John C. Reilly costars in KONG SKULL ISLAND as Hank Marlow, the veteran flying ace who had crashed onto the island decades earlier. He’s there to inform everyone that Kong is the good guy, protector of the island’s natives. I was worried when John C. Reilly showed up mugging in the trailer but Marlow is a well-written, scene-stealing character, and the jokes work. Slaying beasts with his Samurai sword, Tom Hiddleston makes for a nimble action hero while Sam Jackson, though he’s played variations of this character before has the film’s best moment; a thrilling stare-downs between Kong, whose eyes completely fill the screen, and Jackson’s Ahab-esque Packard, glaring right back. The carnage in KONG SKULL ISLAND pushes the PG13 boundaries. A central character is torn limb from limb by some pterodactyl-type critters (while silhouetted against the sun – nice touch!), bloody skulls are puked up by the nasty Skull Crawlers and a soldier is impaled through the mouth by a giant spider leg in a shot that recalls a similar one in CANNIBAL HOLOCAUST.
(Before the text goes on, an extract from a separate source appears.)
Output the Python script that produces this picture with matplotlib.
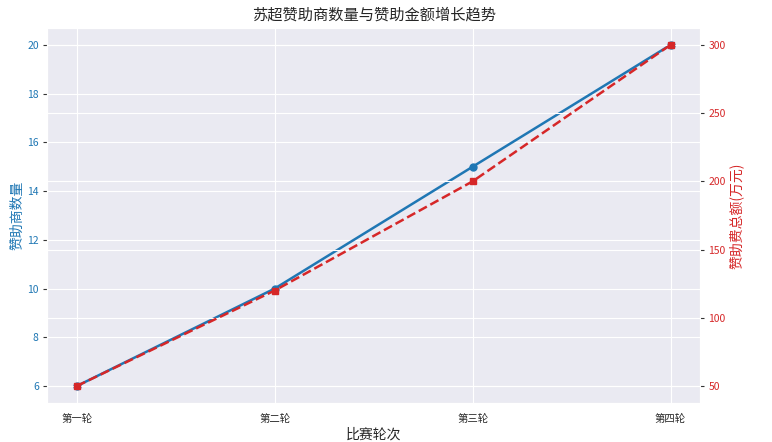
import matplotlib
matplotlib.use("Agg")
import matplotlib.pyplot as plt
import seaborn as sns

sns.set_style("darkgrid")
plt.rcParams['font.family'] = ['Noto Sans CJK SC', 'DejaVu Sans']
plt.rcParams['axes.unicode_minus'] = False

rounds = ["第一轮", "第二轮", "第三轮", "第四轮"]
sponsor_count = [6, 10, 15, 20]
sponsor_amount = [50, 120, 200, 300]

fig, ax1 = plt.subplots(figsize=(7.72, 4.42), dpi=100)
c1 = "#1f77b4"
c2 = "#d62728"

ax1.plot(rounds, sponsor_count, color=c1, marker="o", linewidth=1.8, markersize=5)
ax1.set_xlabel("比赛轮次", fontsize=10, labelpad=3)
ax1.set_ylabel("赞助商数量", color=c1, fontsize=10, labelpad=2)
ax1.tick_params(axis="y", labelcolor=c1, labelsize=7.5, left=True, length=3, width=0.8, color="#333333", pad=3)
ax1.tick_params(axis="x", labelsize=7.5, bottom=False, pad=4)

ax2 = ax1.twinx()
ax2.plot(rounds, sponsor_amount, color=c2, marker="s", linestyle="--", linewidth=1.8, markersize=5)
ax2.set_ylabel("赞助费总额(万元)", color=c2, fontsize=10, labelpad=2)
ax2.tick_params(axis="y", labelcolor=c2, labelsize=7.5, right=True, length=3, width=0.8, color="#333333", pad=3)

ax1.set_title("苏超赞助商数量与赞助金额增长趋势", fontsize=11, pad=6)

fig.subplots_adjust(left=0.061, right=0.907, top=0.937, bottom=0.088)
fig.savefig("out.png", dpi=100)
Other highlights include the last act showdown with King Skull Crawler, whose tail swats a potential hero sideways into a cliff just as he is about to pull the pin on a belt full of hand grenades and save the day. There are references to other movies in KONG SKULL ISLAND. That prologue plays like HELL IN THE PACIFIC. The initial helicopter attack on the island, complete with an onboard tape deck blasting music and acres of burning napalm, evokes APOCALYPSE NOW on more than one level. The military interplay borrows heavily from ALIENS, and there are other plot points from JURASSIC PARK and JAWS thrown in for effect, but KONG SKULL ISLAND doesn’t want to be those films. Rather, its homages are intended to make sure you know and respect its influences. Nor does it want to be the original 1933 KING KONG. Though Brie Larson has a brief ‘Girl in the Hairy Paw’ moment, there is no girl/ape romance here, nor does Kong fight conventional dinosaurs this time, but a variety of well-designed otherworldly beasties (but where are those giant ants Marlow mentions?)

KONG SKULL ISLAND is not without its flaws. Some of the dialog is clunky. Sam Jackson says a variation of “This is one war we’re not gonna lose!” several times. I wish the filmmakers had thought outside the box with their choice of period songs which are the usual, clichéd suspects (though Credence Clearwater fans will be pleased) and Tian Jing as ‘Token Asian Gal’ is as peripheral here as she was central to THE GREAT WALL. But I’m not going to let a few imperfections here and there at all discount my love of KONG SKULL ISLAND. Sometimes you just have to throw your hands up in the air, scream at the top of your lungs and ride the rollercoaster, which is exactly what KONG SKULL ISLAND is. Highly recommended!